Silicon Carbide (SiC) MOSFETs are being used more commonly in certain power-switching applications at voltages higher than 500V, especially in those that benefit from the higher switching speeds that SiC devices can support when compared to an equivalent silicon (Si) MOSFET.
In fact, there are many similarities between SiC MOSFETs and Si MOSFETs: both are enhancement-mode devices with body diodes, and they are much faster than IGBTs. In addition, the on-resistance of a SiC MOSFET increases with temperature just as the on-resistance of an Si MOSFET does, but not by as much.
And in both types of device, the switching speed is governed mostly by the speed at which the gate charge is removed or added. The speed limit is determined by the output capacitance and the ability of the devices to source high currents.
There are, though, important differences between SiC and Si MOSFETs:
• SiC MOSFETs have a low on-resistance. They are normally driven at a higher gate voltage, in the range -5V to +20V, to keep on-resistance to a minimum and increase switching speed.
• The body diode of a SiC MOSFET has a high voltage drop of around 4V, but a low minority carrier lifetime. They have a significantly faster recovery time and a lower recovery charge than those of silicon MOSFETs.
• The output switching current, dI/dt, is considerably higher in SiC MOSFETs than in Si MOSFETs. This affects DC bus ringing, EMI, and output-stage losses.
• The slew rate at the output of a SiC half-bridge can be much higher than when using a Si MOSFET. SiC power stages can easily switch at a dV/dt of 30-50kV/μs. This should be considered in the design of the gate drive’s signal isolation, gate power isolation, and EMI mitigation.
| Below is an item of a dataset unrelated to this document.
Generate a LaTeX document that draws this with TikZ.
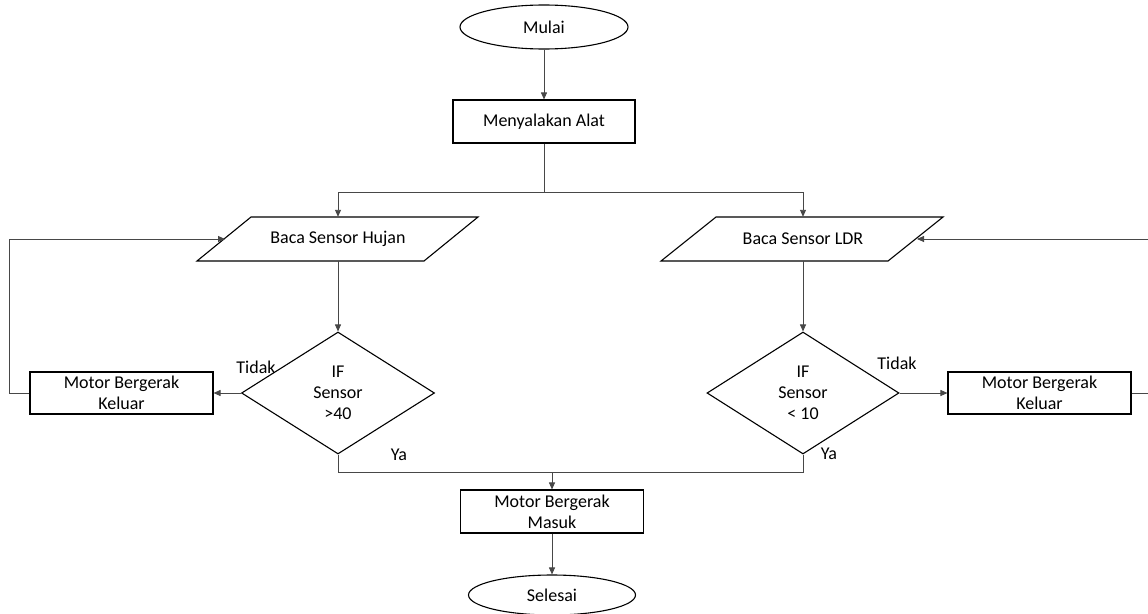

SiC MOSFETs, then, offer considerable benefits in the operation of high-voltage and high-speed power-conversion circuits. Two particular aspects of a SiC MOSFET-based circuit’s operation are discussed in this Design Note.
The effect of temperature on on-resistance
Figures 1-3 show the different effect of temperature on on-resistance in SiC and Si MOSFETs. The behaviour of electron mobility in Si MOSFETs is governed by thermal scattering. Figure 1 shows that, from 25°C to 150°C, on-resistance increases by around 2.7 times.
Figure 2 is typical of a Microsemi 1,200V SiC MOSFET. There are two scattering mechanisms affecting electron mobility, with the resulting benefit that from 25°C to 175°C, on-resistance only varies typically from about 1.5 to 1.8. A Microsemi 700V SiC MOSFET’s behaviour is slightly different, as shown in Figure 3.
This behaviour means that parallel operation of SiC MOSFETs is possible. A positive on-resistance slope makes it easier to share current in parallel operation. If the slope is negative, as with the 700V devices, there is a need for thermal coupling between devices to be sure that current is shared at low temperatures. In most cases, as long as parallel devices are on the same heat-sink, current sharing should not present any problems.
Gate drive considerations
The design of a SiC MOSFET gate driver is much like the design of a standard IGBT or Si MOSFET driver. Most of the features and practices are the same:
• Asymmetrical high gate drive current keeps switching losses to a minimum
• Secondary-side power monitoring and short-circuit protection might both be useful
Due to the higher speed of SiC MOSFETs, the capacitance of the gate- drive interface should be kept to a minimum. At 50V/ns, 5pF of interface capacitance results in 250mA current pulses. On the control side, these current pulses should be directed away from cables or control electronics by bypassing to a chassis or other filtering structure.
The power supply that supplies the gate-drive power should be rated for at least 50V/ns. Most are not, but a good option is RECOM’s RxxP22005D series of DC-DC power supplies, which are intended for use with SiC MOSFETs. The gate driver itself should support bipolar operation, and should also support >50V/ns speeds.